Noted artist and critic Robert Kushner has written: “The idea of forging a new kind of art, about hope, healing, redemption, refuge, while maintaining visual sophistication and intellectual integrity is a growing movement, one which finds Makoto Fujimura’s work at the vanguard.” Mako Fujimura is forging a new kind of art not just through his work, but with his life. An internationally renowned painter, he is also a deeply generous spirit, as dedicated to the welfare of his communitie—the art community, his church, his neighborhood—as he is in the purity and integrity of his craft. At once rich and spare, his work is in the Nihonga tradition, a form dating back to medieval Japan and emphasizing the beauty of materials— gold leaf and finely ground mineral pigments. His art, while largely abstract, is never remote or cold. Rather, it always brushes against the edge of mystery, inviting us in, asking us to trust that there is order behind chaos, grace behind pain.
Some of his work is featured in Image issue 32 as well as issue 67 and issue 80. Read his essay “From Culture War to Culture Care” here.
Biography
Makoto Fujimura was born in 1960 in Boston, Massachusetts. Educated bi-culturally between the U.S. and Japan, Fujimura graduated from Bucknell University in 1983, and received an M.F.A. from Tokyo National University of Fine Arts and Music with a Japanese Governmental Scholarship in 1989. His thesis painting was purchased by the university and he was invited to study in the Japanese painting doctorate program, a first for an outsider to this prestigious traditional program.

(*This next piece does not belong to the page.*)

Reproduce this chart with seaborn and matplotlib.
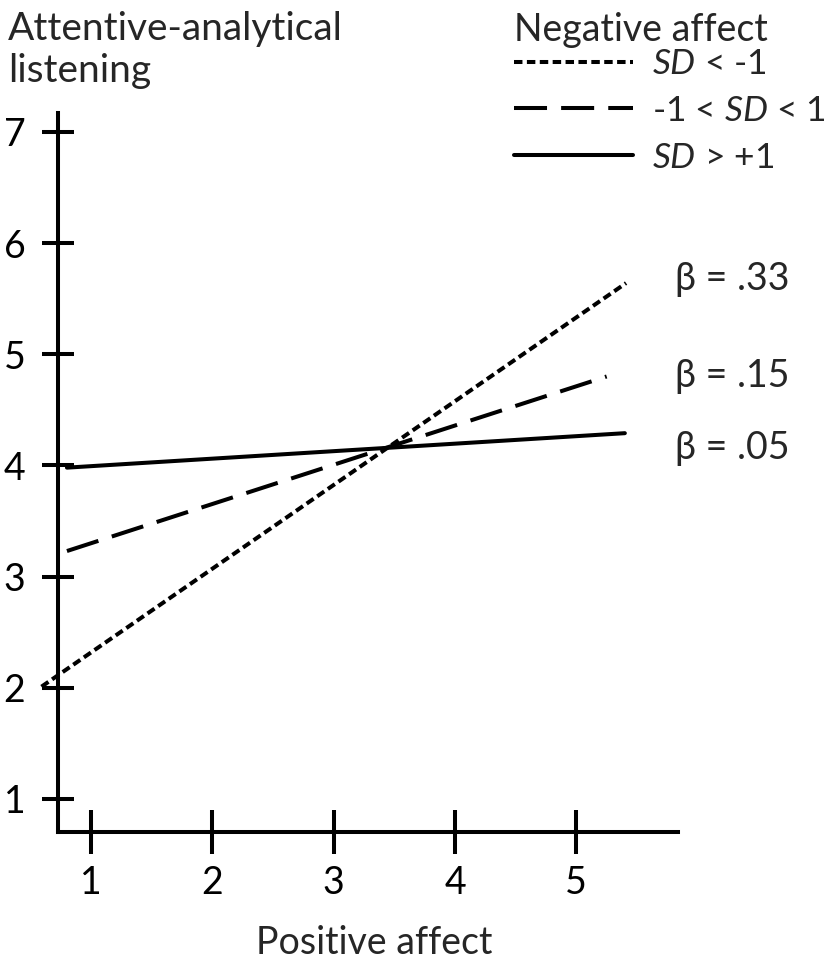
import matplotlib
matplotlib.use("Agg")
import matplotlib.pyplot as plt
import seaborn as sns
import pandas as pd

# ─── Data ─────────────────────────────────────────────────────────────────────
SERIES      = ["SD < -1", "-1 < SD < 1", "SD > +1"]
LEGEND_TXT  = [r"$\mathit{SD}$ < -1", r"-1 < $\mathit{SD}$ < 1", r"$\mathit{SD}$ > +1"]
X_POINTS    = {"SD < -1": [0.59, 5.41], "-1 < SD < 1": [0.80, 5.25], "SD > +1": [0.80, 5.40]}
Y_POINTS    = {"SD < -1": [2.01, 5.64], "-1 < SD < 1": [3.23, 4.80], "SD > +1": [3.98, 4.29]}
BETAS       = [".33", ".15", ".05"]
BETA_Y      = [5.68, 4.80, 4.16]
X_TICKS     = [1, 2, 3, 4, 5]
Y_TICKS     = [1, 2, 3, 4, 5, 6, 7]

LINESTYLES = {
    "SD < -1":     (0, (2.1, 1.1)),
    "-1 < SD < 1": (0, (8.2, 3.5)),
    "SD > +1":     "-",
}

sns.set_style("white")
plt.rcParams["font.family"] = ["Lato", "DejaVu Sans"]
plt.rcParams["mathtext.fontset"] = "custom"
plt.rcParams["mathtext.rm"] = "Lato"
plt.rcParams["mathtext.it"] = "Lato:italic"

FS = 27
LW = 2.9

fig = plt.figure(figsize=(8.27, 9.68), dpi=100)
ax = fig.add_axes([0.0701, 0.1405, 0.750, 0.7428])

df = pd.DataFrame([
    {"series": s, "x": x, "y": y}
    for s in SERIES for x, y in zip(X_POINTS[s], Y_POINTS[s])
])

for s, lab in zip(SERIES, LEGEND_TXT):
    sub = df[df["series"] == s]
    sns.lineplot(data=sub, x="x", y="y", ax=ax, color="black", lw=LW,
                 linestyle=LINESTYLES[s], clip_on=False, label=lab,
                 estimator=None, sort=False)

ax.set_xlim(0.726, 5.84)
ax.set_ylim(0.703, 7.17)
ax.set_xticks(X_TICKS)
ax.set_yticks(Y_TICKS)
ax.set_xlabel("")
ax.set_ylabel("")

for side in ["top", "right"]:
    ax.spines[side].set_visible(False)
for side in ["left", "bottom"]:
    ax.spines[side].set_linewidth(LW)
    ax.spines[side].set_color("black")

ax.tick_params(axis="x", bottom=True, direction="inout", length=31, width=LW,
               pad=8, labelsize=FS, colors="black")
ax.tick_params(axis="y", left=True, direction="inout", length=23, width=LW,
               pad=12, labelsize=FS, colors="black")

# beta annotations
for b, y in zip(BETAS, BETA_Y):
    ax.text(5.81, y, f"β = {b}", fontsize=FS, ha="left", va="center",
            clip_on=False)

fig.text(8 / 827, 1 - 50 / 968, "Attentive-analytical\nlistening",
         fontsize=28, ha="left", va="center", linespacing=1.2)
fig.text(374 / 827, 1 - 943 / 968, "Positive affect", fontsize=FS,
         ha="center", va="center")

leg = ax.legend(title="Negative affect", frameon=False, fontsize=25.5,
                title_fontsize=FS, loc="upper left",
                bbox_to_anchor=(514 / 827, 1 - 12 / 968),
                bbox_transform=fig.transFigure,
                handlelength=3.35, handletextpad=0.55, labelspacing=0.42,
                borderpad=0, borderaxespad=0)
leg._legend_box.align = "left"
leg._legend_box.sep = 0
for line in leg.get_lines():
    line.set_linewidth(LW)

fig.savefig("out.png", dpi=100)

After twenty years as a successful artist in Japan and the U.S., Fujimura has become a voice of bi-cultural authority on the nature and cultural assessment of beauty, by both creating it and exploring its forms. His paintings address the creative process and explore what it means to see. The work moves the observer from cognitive categorization to visceral experience.

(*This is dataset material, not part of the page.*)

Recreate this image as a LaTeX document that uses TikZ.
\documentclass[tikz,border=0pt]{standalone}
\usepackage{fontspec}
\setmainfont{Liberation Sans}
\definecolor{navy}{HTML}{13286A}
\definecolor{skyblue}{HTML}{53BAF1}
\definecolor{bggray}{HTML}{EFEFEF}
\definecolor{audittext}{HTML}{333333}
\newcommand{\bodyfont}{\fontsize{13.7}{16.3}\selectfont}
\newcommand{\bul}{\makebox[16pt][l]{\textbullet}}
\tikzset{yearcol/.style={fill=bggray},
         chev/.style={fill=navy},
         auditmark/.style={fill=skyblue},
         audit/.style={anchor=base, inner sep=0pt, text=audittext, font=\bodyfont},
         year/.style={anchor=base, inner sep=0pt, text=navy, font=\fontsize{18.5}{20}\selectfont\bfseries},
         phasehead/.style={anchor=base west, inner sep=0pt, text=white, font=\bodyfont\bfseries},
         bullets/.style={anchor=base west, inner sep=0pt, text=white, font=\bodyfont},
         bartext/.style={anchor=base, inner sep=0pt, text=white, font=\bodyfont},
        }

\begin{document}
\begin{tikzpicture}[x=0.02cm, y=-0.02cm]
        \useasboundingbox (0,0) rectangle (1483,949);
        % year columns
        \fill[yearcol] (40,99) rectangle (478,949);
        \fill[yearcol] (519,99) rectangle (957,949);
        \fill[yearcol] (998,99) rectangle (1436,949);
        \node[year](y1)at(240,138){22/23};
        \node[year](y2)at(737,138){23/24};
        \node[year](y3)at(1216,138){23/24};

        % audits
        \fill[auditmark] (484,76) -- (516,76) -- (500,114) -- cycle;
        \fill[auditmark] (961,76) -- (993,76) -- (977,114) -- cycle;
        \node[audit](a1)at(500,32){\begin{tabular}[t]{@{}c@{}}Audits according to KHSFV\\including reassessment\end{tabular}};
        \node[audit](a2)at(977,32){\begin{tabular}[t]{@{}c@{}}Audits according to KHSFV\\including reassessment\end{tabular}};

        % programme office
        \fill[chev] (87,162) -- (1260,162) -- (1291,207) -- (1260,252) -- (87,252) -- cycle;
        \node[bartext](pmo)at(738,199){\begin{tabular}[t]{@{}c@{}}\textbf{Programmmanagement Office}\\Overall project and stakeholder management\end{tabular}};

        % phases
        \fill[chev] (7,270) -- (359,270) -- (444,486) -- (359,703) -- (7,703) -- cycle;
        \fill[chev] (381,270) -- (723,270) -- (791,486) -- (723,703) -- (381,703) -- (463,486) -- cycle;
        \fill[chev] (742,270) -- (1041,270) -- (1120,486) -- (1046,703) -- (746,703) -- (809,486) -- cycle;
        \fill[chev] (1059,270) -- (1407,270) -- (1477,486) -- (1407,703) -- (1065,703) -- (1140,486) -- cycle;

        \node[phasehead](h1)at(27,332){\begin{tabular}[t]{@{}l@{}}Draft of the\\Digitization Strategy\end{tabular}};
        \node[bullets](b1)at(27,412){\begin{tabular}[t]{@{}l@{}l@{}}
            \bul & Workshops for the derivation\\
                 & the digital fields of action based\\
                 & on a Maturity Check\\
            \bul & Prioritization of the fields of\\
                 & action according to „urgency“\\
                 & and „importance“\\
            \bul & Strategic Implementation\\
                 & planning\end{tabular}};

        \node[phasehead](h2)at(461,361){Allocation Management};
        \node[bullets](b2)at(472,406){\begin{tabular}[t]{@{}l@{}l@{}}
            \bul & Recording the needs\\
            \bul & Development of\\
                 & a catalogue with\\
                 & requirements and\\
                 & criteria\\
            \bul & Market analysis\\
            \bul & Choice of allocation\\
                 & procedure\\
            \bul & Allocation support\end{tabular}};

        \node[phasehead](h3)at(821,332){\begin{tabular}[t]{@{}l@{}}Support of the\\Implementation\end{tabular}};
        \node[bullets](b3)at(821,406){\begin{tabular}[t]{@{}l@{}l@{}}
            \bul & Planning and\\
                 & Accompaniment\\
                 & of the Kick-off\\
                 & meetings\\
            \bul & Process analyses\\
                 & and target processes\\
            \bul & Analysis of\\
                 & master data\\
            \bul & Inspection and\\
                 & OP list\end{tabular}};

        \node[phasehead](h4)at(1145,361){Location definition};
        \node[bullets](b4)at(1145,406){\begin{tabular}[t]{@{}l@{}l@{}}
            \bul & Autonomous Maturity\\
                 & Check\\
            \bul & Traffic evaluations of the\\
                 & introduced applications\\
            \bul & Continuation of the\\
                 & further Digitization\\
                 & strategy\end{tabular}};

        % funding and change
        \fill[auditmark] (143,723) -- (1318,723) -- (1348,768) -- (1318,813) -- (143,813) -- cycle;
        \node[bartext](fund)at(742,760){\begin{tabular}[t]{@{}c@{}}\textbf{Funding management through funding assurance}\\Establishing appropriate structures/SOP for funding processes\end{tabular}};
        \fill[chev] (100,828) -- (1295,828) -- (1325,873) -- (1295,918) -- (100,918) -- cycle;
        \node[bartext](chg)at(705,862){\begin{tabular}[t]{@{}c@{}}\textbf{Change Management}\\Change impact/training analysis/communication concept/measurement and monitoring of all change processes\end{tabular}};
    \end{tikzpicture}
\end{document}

In 1990, Fujimura founded The International Arts Movement. With Image, IAM co-hosted a major conference in New York City on “The Return of Beauty” in November of 2002.
As an artist working from his studio near Ground Zero until the 9/11 terrorist attacks in New York City, Fujimura was deeply affected by the tragic events of that day. But his art continues to speak of hope even in darkness, and the deeper reconsideration of life’s meaning. As an artist who travels widely, Fujimura recognizes the momentous changes the world is experiencing since those events, and the role of art in enabling people to reflect deeply, explore their feelings and become more profoundly aware. Some have experienced change for the better due to this awareness. In this regard he notes, “my work constitutes one of many voices calling for change, and I am increasingly hopeful as I observe evidence that we are all in a larger process of re-examining ourselves.”
Most recently, Fujimura’s work, Gravity and Grace, a collection of paintings formed of carefully stone-ground minerals including azurite, malachite and cinnabar, has been showcased at the Bellas Artes Gallery in Santa Fe, NM. His works can also be seen at Dillon Gallery in Oyster Bay, NY as well as Kristen Frederickson Contemporary Art in New York City. Public collections include The Saint Louis Museum, Museum of Contemporary Art in Tokyo and the Time Warner/ AOL/ CNN building in Hong Kong. He was appointed to the National Council on the Arts in 2003.
Current Projects
October 2004
In a world increasingly dominated by facile imagery, I aim to create images that harken back to the original meaning of the word “medium,” a word that used to connote the presence of the Spirit. To me, the Holy Ghost is the true medium for any human expression. Our lives are the artworks of the Spirit, and our art can flow directly out of this relationship. Making the Splendor paintings involved acceptance of the slow evolution of imagery made possible through the technique of Nihonga, which has developed in Japan since medieval times.
The paintings will be on display at the Kristen Frederickson Contemporary Art in New York this fall along with an installation called Nagasaki Koi. Koi uses video from a pond in Nagasaki, not far from where the second atomic explosion took place. In the video, I was taken with the enormity of such beautiful shapes, their seductive and erotic forms. They seem dragon-like, even mutated, their forms evoking the horror and power that forever etch the Ground Zeros of the world. I slowed the video down considerably, and reversed it. Out of these images came many sketches done in watercolor, the Splendor paintings, and video pieces. At the current exhibit, boat-like containers will house the small monitors, hidden behind thin sheets of mulberry paper, creating a meditative “catacomb of hope” in the basement Project Room of the gallery.